Direction> Beginning with the first line, set down every line through the one containing "80, 90, 100];", exactly as it appears, but not the pictures.

Recorded data>
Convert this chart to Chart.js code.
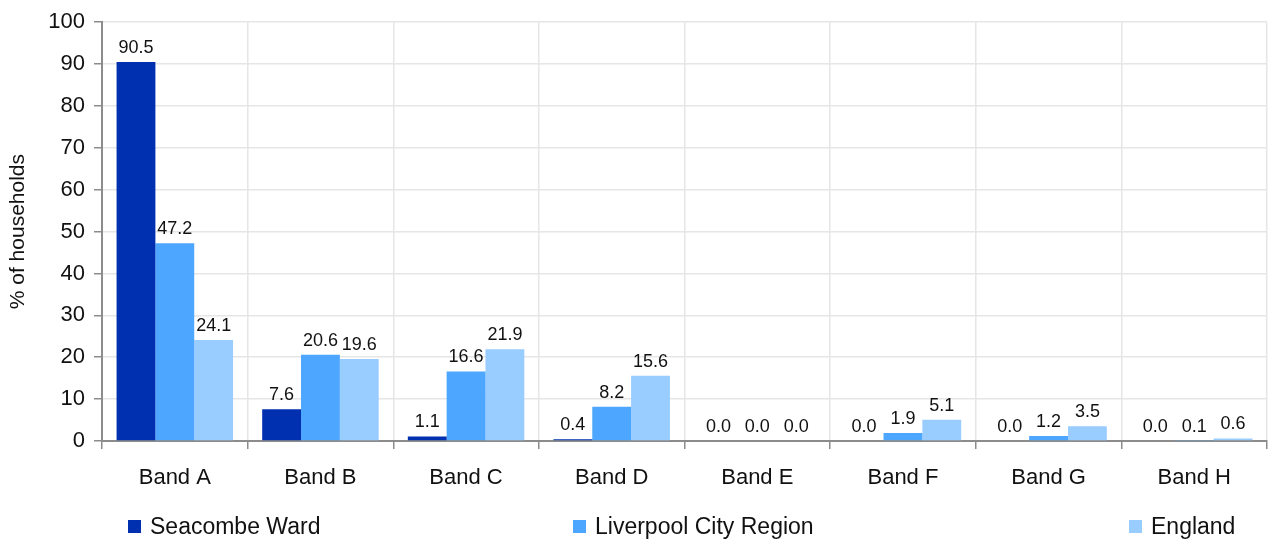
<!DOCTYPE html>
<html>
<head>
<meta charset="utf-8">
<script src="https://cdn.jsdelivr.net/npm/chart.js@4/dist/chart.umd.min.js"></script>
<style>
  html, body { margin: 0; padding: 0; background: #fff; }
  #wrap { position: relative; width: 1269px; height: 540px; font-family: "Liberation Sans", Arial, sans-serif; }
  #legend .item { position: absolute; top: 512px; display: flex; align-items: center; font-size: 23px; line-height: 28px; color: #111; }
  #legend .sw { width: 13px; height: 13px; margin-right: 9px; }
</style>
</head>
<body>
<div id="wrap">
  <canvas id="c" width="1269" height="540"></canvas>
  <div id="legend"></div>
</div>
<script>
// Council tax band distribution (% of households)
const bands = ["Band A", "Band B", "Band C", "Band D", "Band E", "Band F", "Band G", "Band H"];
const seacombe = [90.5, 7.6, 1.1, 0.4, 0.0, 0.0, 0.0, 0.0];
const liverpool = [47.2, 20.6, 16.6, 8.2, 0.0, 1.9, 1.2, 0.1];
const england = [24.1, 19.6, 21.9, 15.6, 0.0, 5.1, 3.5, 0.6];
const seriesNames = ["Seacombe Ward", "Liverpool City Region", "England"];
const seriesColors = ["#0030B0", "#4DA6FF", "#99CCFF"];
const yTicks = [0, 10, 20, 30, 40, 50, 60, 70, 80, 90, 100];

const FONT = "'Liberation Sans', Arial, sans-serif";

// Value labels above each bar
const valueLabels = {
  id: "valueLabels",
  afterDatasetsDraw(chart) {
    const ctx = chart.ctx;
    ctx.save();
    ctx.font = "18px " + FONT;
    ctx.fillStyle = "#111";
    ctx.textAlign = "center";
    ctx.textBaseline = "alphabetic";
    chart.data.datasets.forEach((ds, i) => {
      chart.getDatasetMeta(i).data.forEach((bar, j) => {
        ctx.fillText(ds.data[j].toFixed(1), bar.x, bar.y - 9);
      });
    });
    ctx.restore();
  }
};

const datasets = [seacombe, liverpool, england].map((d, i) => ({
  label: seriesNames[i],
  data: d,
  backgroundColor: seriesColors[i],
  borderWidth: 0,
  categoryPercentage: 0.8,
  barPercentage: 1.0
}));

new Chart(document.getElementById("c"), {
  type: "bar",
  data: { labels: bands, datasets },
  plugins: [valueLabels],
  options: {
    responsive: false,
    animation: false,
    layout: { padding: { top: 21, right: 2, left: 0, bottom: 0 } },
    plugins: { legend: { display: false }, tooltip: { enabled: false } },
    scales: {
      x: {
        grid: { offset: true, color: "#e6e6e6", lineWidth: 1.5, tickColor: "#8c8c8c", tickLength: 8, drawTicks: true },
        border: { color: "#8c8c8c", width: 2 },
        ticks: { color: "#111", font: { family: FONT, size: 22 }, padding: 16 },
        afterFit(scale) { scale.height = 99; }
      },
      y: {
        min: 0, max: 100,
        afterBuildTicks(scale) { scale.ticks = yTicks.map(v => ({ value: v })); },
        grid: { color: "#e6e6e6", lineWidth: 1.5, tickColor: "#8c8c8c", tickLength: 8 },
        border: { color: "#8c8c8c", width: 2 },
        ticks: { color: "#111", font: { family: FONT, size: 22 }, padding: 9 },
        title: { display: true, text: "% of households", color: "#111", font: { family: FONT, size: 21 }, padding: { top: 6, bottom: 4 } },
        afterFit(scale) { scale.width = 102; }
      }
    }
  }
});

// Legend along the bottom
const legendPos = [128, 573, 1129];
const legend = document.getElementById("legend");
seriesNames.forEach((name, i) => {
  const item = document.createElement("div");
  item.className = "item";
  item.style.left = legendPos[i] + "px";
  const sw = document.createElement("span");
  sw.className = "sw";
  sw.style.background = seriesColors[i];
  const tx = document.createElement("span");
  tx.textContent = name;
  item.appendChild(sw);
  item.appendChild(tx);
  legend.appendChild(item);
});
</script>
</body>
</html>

Problem solution>
Convert this chart to Chart.js code.
<!DOCTYPE html>
<html>
<head>
<meta charset="utf-8">
<script src="https://cdn.jsdelivr.net/npm/chart.js@4/dist/chart.umd.min.js"></script>
<style>
  html, body { margin: 0; padding: 0; background: #fff; }
  #wrap { position: relative; width: 1269px; height: 540px; font-family: "Liberation Sans", Arial, sans-serif; }
  #legend .item { position: absolute; top: 512px; display: flex; align-items: center; font-size: 23px; line-height: 28px; color: #111; }
  #legend .sw { width: 13px; height: 13px; margin-right: 9px; }
</style>
</head>
<body>
<div id="wrap">
  <canvas id="c" width="1269" height="540"></canvas>
  <div id="legend"></div>
</div>
<script>
// Council tax band distribution (% of households)
const bands = ["Band A", "Band B", "Band C", "Band D", "Band E", "Band F", "Band G", "Band H"];
const seacombe = [90.5, 7.6, 1.1, 0.4, 0.0, 0.0, 0.0, 0.0];
const liverpool = [47.2, 20.6, 16.6, 8.2, 0.0, 1.9, 1.2, 0.1];
const england = [24.1, 19.6, 21.9, 15.6, 0.0, 5.1, 3.5, 0.6];
const seriesNames = ["Seacombe Ward", "Liverpool City Region", "England"];
const seriesColors = ["#0030B0", "#4DA6FF", "#99CCFF"];
const yTicks = [0, 10, 20, 30, 40, 50, 60, 70, 80, 90, 100];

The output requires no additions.